Рассказы о походах 1812-го и 1813-го годов, прапорщика санктпетербургского ополчения | страница 13
Все это говорил он при болезненных моих стонах, исторгаемых от снятия цирюльниками сапога с раненой ноги. — Пуля прошла удивительно удачно сверху прямо в мякоть — и не пробив навылет сапога осталась в следу. Лекарь вынул ее — и объявил мне, что для лучшей безопасности нужно мне отрезать эту часть ступни— и что он сейчас сбегает за инструментами, коими действовал у кого-то другой его товарищ в это время. — Холодный пот пробежал по жилам моим. Мне ужасно было жаль расстаться, хоть и с небольшою частью ноги — но как рассуждать с самовластным доктором? Он ушел и что-то позамешкался.

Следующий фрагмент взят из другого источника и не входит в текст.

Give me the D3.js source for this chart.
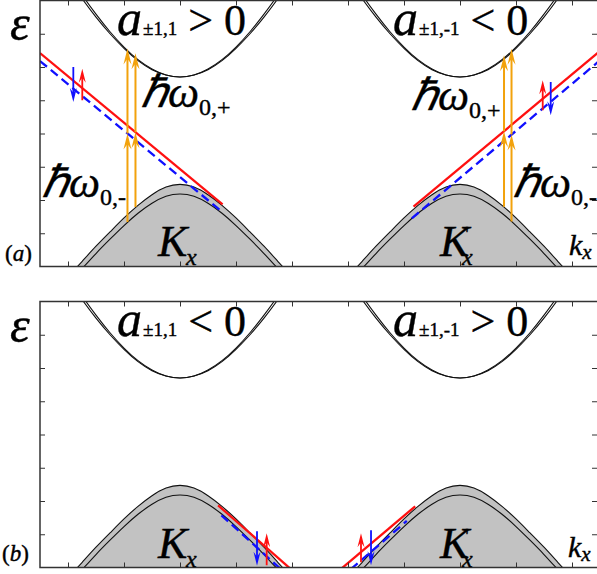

В это время проходил мимо меня другой и спросил: осматривали ли мои раны? Жалобным голосом остановил я его и умолял посмотреть мою ногу: нужно ли ее пилить. Он наклонился, засунул пальцы в рану (и я молчал!) — и объявил, что кость совсем не тронута и ни малейшей нет надобности отнимать. Радостно уцепился я за него не пустил до прибытия первого. Тут стали они говорить между собою по-немецки, — а как Бог открыл мне эту грамоту, то и я вступил с ними в разговор на этом диалекте и как можно сладкоречивее уговаривал: не трогать ноги. С неудовольствием согласился мой первый Эскулап, говоря что для моей же пользы хотел это сделать, — и спросил: где я еще ранен. — «Нигде уж больше! все! довольно! — отвечал я, умолчав о прочих царапинах, потому что боялся его охоты к операциям. Перевязав ногу, оставили они меня, — и я поохав с полчаса прилег к бревну и опять заснул.
Когда я проснулся, то уж смерклось. Многочисленные костры пылали по всей равнине, пальба умолкла, около нас суетились Гродненские гусары, которые по диспозиции войска должны были тут ночевать. Первое о чем спросил я: взят ли Полоцк? — и мне отвечали, что нет! — Это известие меня чрезвычайно огорчило. За что ж, подумал я, погибло столько людей, — и цель битвы не достигнута? — «Так неужели мы разбиты? спросил я опять.» — «О нет! отвечали мне гусары, — Французы загнаны в город и завтра верно мы пойдем на приступ. А то ведь целое лето стояли лагерем здесь и грозились побывать в Питере. Нет остойся! — после сегодняшней передряги скоро уплететесь домой.»
Поблагодарив гусар за это известие, я стал с большим вниманием всматриваться в их занятия. Они варили гречневую кашу и сбирались ужинать. Я вспомнил, что более двух суток уже, как был на самой строгой диете, — и голод расписывал моему воображение» Гусарскую кашу, как наивкуснейшее блюдо. — «Что это у вас там варится? спросил я самым дипломатическим тоном.» «Обыкновенно что, Ваше Благородие, — каша! не прикажете ли отведать, коли не побрезгуете.» — «Что за вздор братец, дай попробовать.» — Я дотащился до огня, у которого висел артельный котел, вооружился какою-то деревянною ложкою и подсел к каше.